In France, the force de frappe is perhaps less discussed at the moment, although Michel Rocard, the former Prime Minister, suggested that France should abandon its independent deterrent, saying that the money spent on maintaining it serves absolutely no purpose. The traditional French view was probably more fairly put recently by Josselin de Rohan, chair of the Senate foreign affairs, defence and armed forces committee, when he laid out all the reasons why France would continue to maintain a nuclear capability: essentially the nuclearisation of the Middle East and the nuclear capability in Pakistan, India and China, so I accept that scrapping the French force de frappe is not an immediate prospect. However, we need to consider where this fits in to a commitment to a different sort of European defence force. While we are thinking about things nuclear, there is the question of whether an independent deterrent can be independent when it depends not on the European Galileo system but on the American satellite system.

Finally, there is another gap in this otherwise constructive and useful report. It is European deployment of tactical nuclear weapons. In several European countries, this deployment is seen as very undesirable. As long ago as 2004, the Science and Technology Commission of the NATO Parliamentary Assembly advised NATO to come up,

“with a proposal on a phased and verifiable withdrawal of tactical nuclear weapons from Europe”,

as they,

“do not substantially add to the security of Europe”.

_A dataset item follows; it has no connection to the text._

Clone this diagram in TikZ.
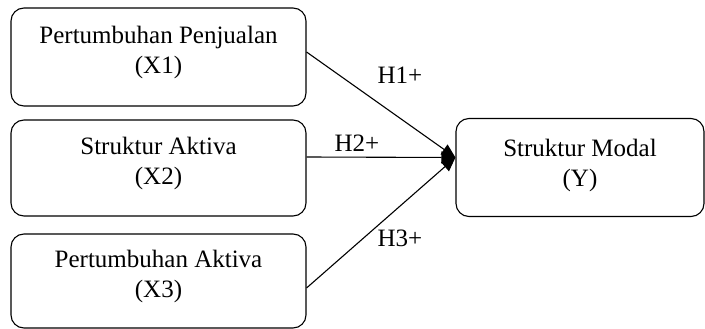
\documentclass[tikz,border=0pt]{standalone}
\usepackage{fontspec}
\setmainfont{Liberation Serif}
\usetikzlibrary{arrows.meta}
\begin{document}
\begin{tikzpicture}[x=1pt,y=-1pt,
  varbox/.style={draw, line width=1.1pt, rounded corners=13pt, align=center,
    inner sep=0pt, text depth=15pt, font=\fontsize{25}{30}\selectfont},
  hyp/.style={font=\fontsize{25}{30}\selectfont, inner sep=0pt},
  link/.style={line width=1.1pt, -{Triangle[length=14pt,width=12pt]}}]
\useasboundingbox (0,0) rectangle (705,329);
\node[varbox, minimum width=295pt, minimum height=98pt] (X1) at (158.5,57) {Pertumbuhan Penjualan\\(X1)};
\node[varbox, minimum width=295pt, minimum height=96pt] (X2) at (158.5,168) {Struktur Aktiva\\(X2)};
\node[varbox, minimum width=295pt, minimum height=94pt] (X3) at (158.5,281) {Pertumbuhan Aktiva\\(X3)};
\node[varbox, minimum width=248pt, minimum height=98pt, text depth=10pt] (Y) at (580,167.5) {Struktur Modal\\(Y)};
\coordinate (T) at ([yshift=10pt]Y.west);
\draw[link] ([yshift=5pt]X1.east) -- (T);
\draw[link] ([yshift=11pt]X2.east) -- (T);
\draw[link] ([yshift=-7pt]X3.east) -- (T);
\node[hyp] (h1) at (400,75) {H1+};
\node[hyp] (h2) at (357,143) {H2+};
\node[hyp] (h3) at (400,238) {H3+};
\end{tikzpicture}
\end{document}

States hosting such weapons need to keep their fleets of fighter bombers up to date, which is another cost that is unlikely to be borne in the present times of austerity and which the public may not see as justifiable. Indeed in a Dutch March 2011 survey, 14 NATO states supported the withdrawal of tactical nuclear weapons, 10 would accept withdrawal and only three opposed it. These issues about the future of the nuclear weapons in Europe are perhaps ones that the EU committee intends to address in a separate paper, complementary to this one. I certainly hope so.